Work required:
Everything from the first line of the data below through the line that contains "(endTop) -- (endBot);" should be written out exactly, please, and nothing more; the pictures stay out.

══════════════════════════════

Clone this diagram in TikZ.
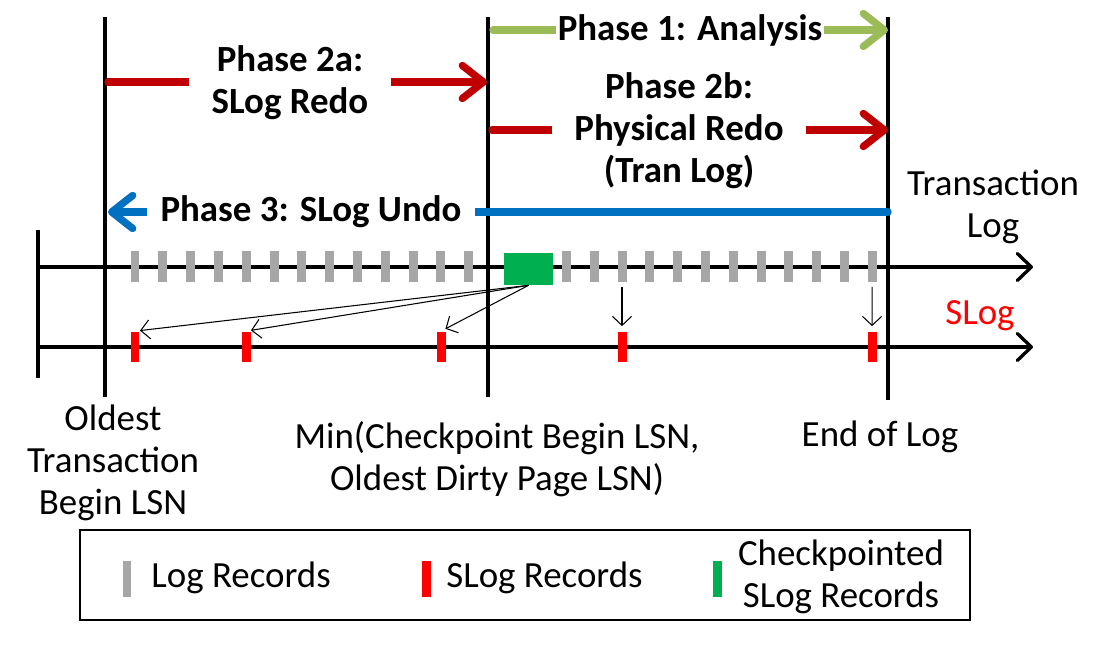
\documentclass[tikz,border=0pt]{standalone}
\usepackage{fontspec}
\setmainfont{Carlito}
\usepackage{xcolor}
\usetikzlibrary{arrows.meta, positioning}

\definecolor{recGray}{HTML}{A6A6A6}
\definecolor{recRed}{HTML}{FF0000}
\definecolor{recGreen}{HTML}{00B050}
\definecolor{phGreen}{HTML}{9BBB59}
\definecolor{phRed}{HTML}{C00000}
\definecolor{phBlue}{HTML}{0070C0}

\begin{document}
\begin{tikzpicture}[
    x=0.02cm, y=-0.02cm,
    % Estilos
    txt/.style={font=\fontsize{21}{24}\selectfont, align=center, inner sep=0pt},
    phaseTxt/.style={font=\fontsize{21}{24}\selectfont\bfseries, align=center, fill=white, inner ysep=1pt},
    barra/.style={draw=black, line width=1.9pt},
    eixo/.style={draw=black, line width=1.9pt, -{Straight Barb[length=2.8mm, width=5.4mm, round]}},
    fase/.style={line width=4.2pt, line cap=round, -{Straight Barb[length=4.2mm, width=6.6mm, round]}},
    fino/.style={draw=black, line width=0.6pt, -{Straight Barb[length=1.8mm, width=3.8mm]}, shorten >=0.1cm},
    logRec/.style={rectangle, fill=recGray, minimum width=0.18cm, minimum height=0.62cm, inner sep=0pt},
    slogRec/.style={logRec, fill=recRed},
    ckptRec/.style={rectangle, fill=recGreen, minimum width=0.98cm, minimum height=0.64cm, inner sep=0pt}
]
\useasboundingbox (0,0) rectangle (1110,658);

% ==========================
% POSICOES X DAS BARRAS
% ==========================
\def\XO{105}
\def\XM{488}
\def\XE{888}

\coordinate (leftTop) at (38,230);  \coordinate (leftBot) at (38,378);
\coordinate (oldTop) at (\XO,17);   \coordinate (oldBot) at (\XO,397);
\coordinate (minTop) at (\XM,17);   \coordinate (minBot) at (\XM,397);
\coordinate (endTop) at (\XE,17);   \coordinate (endBot) at (\XE,400);

% Eixos (Transaction Log / SLog)
\coordinate (tlogL) at (38,267);  \coordinate (tlogR) at (1033,267);
\coordinate (slogL) at (38,347);  \coordinate (slogR) at (1033,347);
\draw[eixo] (tlogL) -- (tlogR);
\draw[eixo] (slogL) -- (slogR);

% Barras verticais
\draw[barra] (leftTop) -- (leftBot);
\draw[barra] (oldTop) -- (oldBot);
\draw[barra] (minTop) -- (minBot);
\draw[barra] (endTop) -- (endBot);

% ==========================
% REGISTROS
% ==========================
\foreach \i in {0,...,12} { \node[logRec] (l\i) at (135+27.8*\i, 267) {}; }
\node[ckptRec] (ckpt) at (528.5,269) {};
\foreach \i in {0,...,11} { \node[logRec] (r\i) at (566.4+27.8*\i, 267) {}; }

\node[slogRec] (s1) at (135,347) {};
\node[slogRec] (s2) at (246,347) {};
\node[slogRec] (s3) at (441,347) {};
\node[slogRec] (s4) at (622,347) {};
\node[slogRec] (s5) at (872,347) {};

% Ligacoes finas
\draw[fino] (ckpt.south) -- (s1.north);
\draw[fino] (ckpt.south) -- (s2.north);
\draw[fino] (ckpt.south) -- (s3.north);
\draw[fino, shorten <=0.08cm] (r2.south) -- (s4.north);
\draw[fino, shorten <=0.08cm] (r11.south) -- (s5.north);

% ==========================
% FASES
% ==========================
\coordinate (p1s) at (493,30);  \coordinate (p1e) at (\XE,30);
\coordinate (p2as) at (108,82); \coordinate (p2ae) at (487,82);
\coordinate (p2bs) at (492,130); \coordinate (p2be) at (\XE,130);
\coordinate (p3s) at (\XE,212); \coordinate (p3e) at (108,212);

\draw[fase, phGreen] (p1s) -- (p1e);
\draw[fase, phRed] (p2as) -- (p2ae);
\draw[fase, phRed] (p2bs) -- (p2be);
\draw[fase, phBlue] (p3s) -- (p3e);

\node[phaseTxt, inner xsep=1pt] (p1lab) at (690,30) {Phase 1: Analysis};
\node[phaseTxt, inner xsep=0.45cm] (p2alab) at (290,83) {Phase 2a:\\SLog Redo};
\node[phaseTxt, inner xsep=0.45cm] (p2blab) at (679,131) {Phase 2b:\\Physical Redo\\(Tran Log)};
\node[phaseTxt, inner xsep=0.28cm] (p3lab) at (311,212) {Phase 3: SLog Undo};

% ==========================
% ROTULOS
% ==========================
\node[txt] (tlogLab) at (993,207) {Transaction\\Log};
\node[txt, text=recRed] (slogLab) at (980,316) {SLog};
\node[txt] (oldLab) at (113,463) {Oldest\\Transaction\\Begin LSN};
\node[txt] (minLab) at (497,459) {Min(Checkpoint Begin LSN,\\Oldest Dirty Page LSN)};
\node[txt] (endLab) at (880,437) {End of Log};

% ==========================
% LEGENDA
% ==========================
\draw[line width=1pt] (80,530) rectangle (970,620);
\node[logRec, minimum height=0.72cm] (legGray) at (127,579) {};
\node[txt, anchor=west] (legGrayTxt) at (151,578) {Log Records};
\node[slogRec, minimum height=0.72cm] (legRed) at (426,579) {};
\node[txt, anchor=west] (legRedTxt) at (446,578) {SLog Records};
\node[logRec, fill=recGreen, minimum height=0.72cm] (legGreen) at (717,579) {};
\node[txt] (legGreenTxt) at (841,577) {Checkpointed\\SLog Records};

\end{tikzpicture}
\end{document}
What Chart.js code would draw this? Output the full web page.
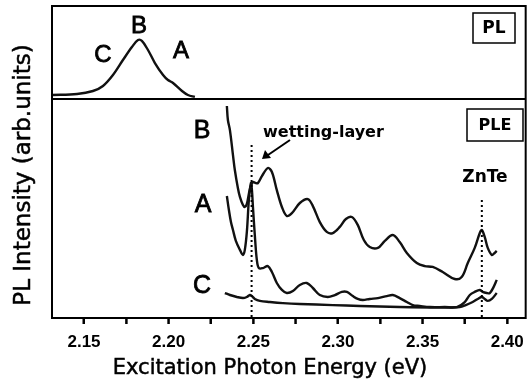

══════════════════════════════

Answer to the problem:
Clone this diagram in TikZ.
\documentclass[tikz,border=0pt]{standalone}
\usepackage{fontspec}
\setmainfont{Carlito}
\usepackage{xcolor}
\usetikzlibrary{arrows.meta, positioning}

\definecolor{recGray}{HTML}{A6A6A6}
\definecolor{recRed}{HTML}{FF0000}
\definecolor{recGreen}{HTML}{00B050}
\definecolor{phGreen}{HTML}{9BBB59}
\definecolor{phRed}{HTML}{C00000}
\definecolor{phBlue}{HTML}{0070C0}

\begin{document}
\begin{tikzpicture}[
    x=0.02cm, y=-0.02cm,
    % Estilos
    txt/.style={font=\fontsize{21}{24}\selectfont, align=center, inner sep=0pt},
    phaseTxt/.style={font=\fontsize{21}{24}\selectfont\bfseries, align=center, fill=white, inner ysep=1pt},
    barra/.style={draw=black, line width=1.9pt},
    eixo/.style={draw=black, line width=1.9pt, -{Straight Barb[length=2.8mm, width=5.4mm, round]}},
    fase/.style={line width=4.2pt, line cap=round, -{Straight Barb[length=4.2mm, width=6.6mm, round]}},
    fino/.style={draw=black, line width=0.6pt, -{Straight Barb[length=1.8mm, width=3.8mm]}, shorten >=0.1cm},
    logRec/.style={rectangle, fill=recGray, minimum width=0.18cm, minimum height=0.62cm, inner sep=0pt},
    slogRec/.style={logRec, fill=recRed},
    ckptRec/.style={rectangle, fill=recGreen, minimum width=0.98cm, minimum height=0.64cm, inner sep=0pt}
]
\useasboundingbox (0,0) rectangle (1110,658);

% ==========================
% POSICOES X DAS BARRAS
% ==========================
\def\XO{105}
\def\XM{488}
\def\XE{888}

\coordinate (leftTop) at (38,230);  \coordinate (leftBot) at (38,378);
\coordinate (oldTop) at (\XO,17);   \coordinate (oldBot) at (\XO,397);
\coordinate (minTop) at (\XM,17);   \coordinate (minBot) at (\XM,397);
\coordinate (endTop) at (\XE,17);   \coordinate (endBot) at (\XE,400);

% Eixos (Transaction Log / SLog)
\coordinate (tlogL) at (38,267);  \coordinate (tlogR) at (1033,267);
\coordinate (slogL) at (38,347);  \coordinate (slogR) at (1033,347);
\draw[eixo] (tlogL) -- (tlogR);
\draw[eixo] (slogL) -- (slogR);

% Barras verticais
\draw[barra] (leftTop) -- (leftBot);
\draw[barra] (oldTop) -- (oldBot);
\draw[barra] (minTop) -- (minBot);
\draw[barra] (endTop) -- (endBot);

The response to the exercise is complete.